Raising livestock comes with numerous challenges. If you're a livestock farmer, one of the most significant concerns you have to deal with is how to manage parasites. If left unchecked, they can affect the health and productivity of your entire herd. Fortunately, you have several effective strategies and preventative practices at your disposal to keep your animals healthy and happy. Here's a helpful guide to best practices for controlling livestock parasites.
1. Feed Your Herd a Balanced Diet
One of the easiest and most effective ways to manage parasites is to ensure that your herd is receiving a balanced diet that meets all their nutritional requirements. This not only bolsters their immune system but also reduces the impact of internal and external parasites. For instance, incorporating high-tannin forages like birdsfoot trefoil, chicory, and Sericea lespedeza into their diet has been proven to help minimize the effects of parasites.
2. Avoid Overcrowding Your Herd
Overcrowding your herd can have detrimental consequences. When animals are in close proximity to each other, it increases the likelihood of external parasites spreading throughout the herd. Maintaining an optimal livestock-to-acre ratio is crucial to preventing overgrazing and ensuring that pastures aren’t contaminated with parasite eggs and larvae. This not only safeguards the health of your herd but also promotes the sustainability of your grazing areas.
3. Keep Grazing and Bedding Areas Clean
Parasites are primarily transferred through manure, making regular cleanup and disposal an absolute necessity. By promptly removing and disposing of manure, you break the parasite lifecycle and prevent the buildup of infectious agents in your pastures and living areas.
Additionally, it’s vital to keep hay and grain off the ground and in feeders. This practice minimizes the risk of contamination and ensures your animals are receiving clean, uncontaminated feed. Cleanliness not only promotes the health and well-being of your herd but also maintains a sanitary environment that can be a key factor in disease prevention.
4. Practice Good Pasture Management Techniques
Pasture rotation is a great way to minimize the likelihood of parasite infection. Infective larvae are usually found on the lower part of the plant, close to the ground. Therefore, by moving your animals to a new pasture whenever the forage is no lower than eight centimetres, you can reduce the risk that your animals will contract parasites.
If you plan to graze pastures multiple times in a season, it’s important to consider the order in which you graze. Start with young animals that have recently been weaned, then move on to lactating or pregnant animals and finally graze with the older, more immune animals last.
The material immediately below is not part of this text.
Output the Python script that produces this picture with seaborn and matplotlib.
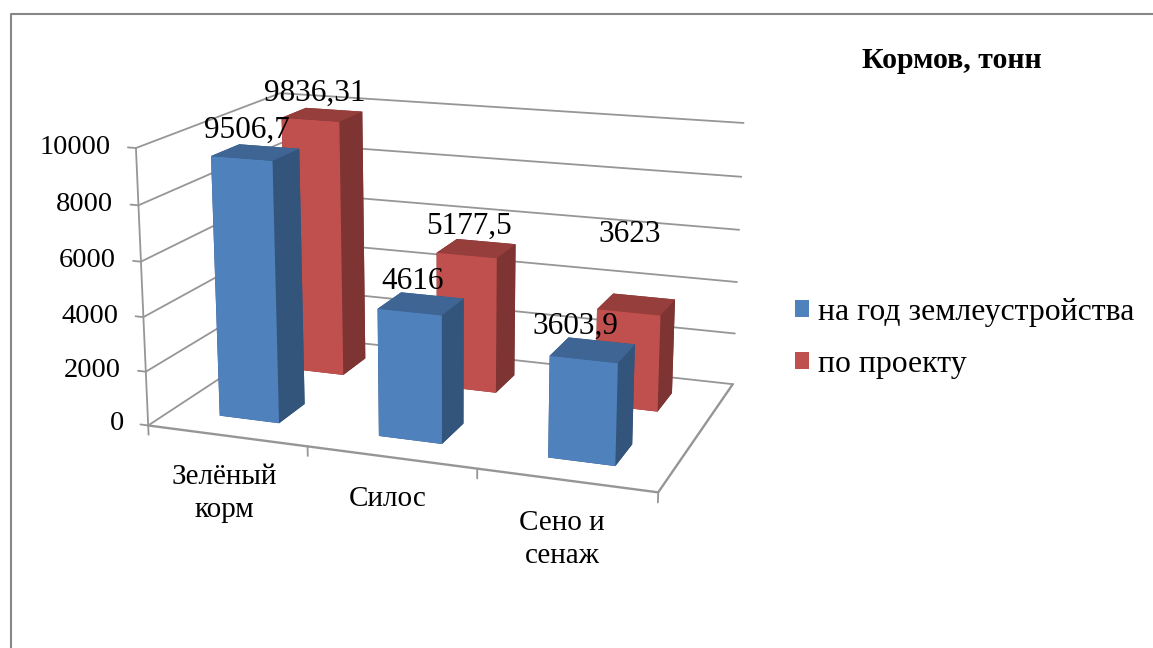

It’s also beneficial to let pastures rest for extended periods, which allows earthworms, dung beetles and other organisms to destroy parasite eggs and larvae in the environment.
5. Safe Parasite Treatments
If your cattle contract parasites, it’s essential to treat them before they can cause a variety of health problems, including reduced feed intake, poor performance and even death. Luckily, there are a variety of safe and effective options available. Whether you prefer oral drenches, pour-ons or injectables, you can choose the method that works best for your farm and your animals.
Finally, beyond chemical intervention, managing parasites in your livestock requires a multi-faceted approach that includes a balanced diet, proper pasture management and regular cleanup. By implementing best practices, you can ensure the health and productivity of your animals while minimizing the need for chemical intervention.
6. Safeguard Your Cattle Against Building up Antiparasitic Resistance
Overuse of dewormers can lead to parasites becoming resistant to these treatments over time, which can make it even more challenging to manage infestations in the future. To help prevent antiparasitic resistance, use the proper dosage of dewormers and rotate among various types of antiparasitic treatments.
Additionally, implementing refugia practices can be an effective tool for minimizing resistance. By leaving some cattle untreated, you provide a refuge animal for the worms, which can reduce the selection pressure on particular dewormers.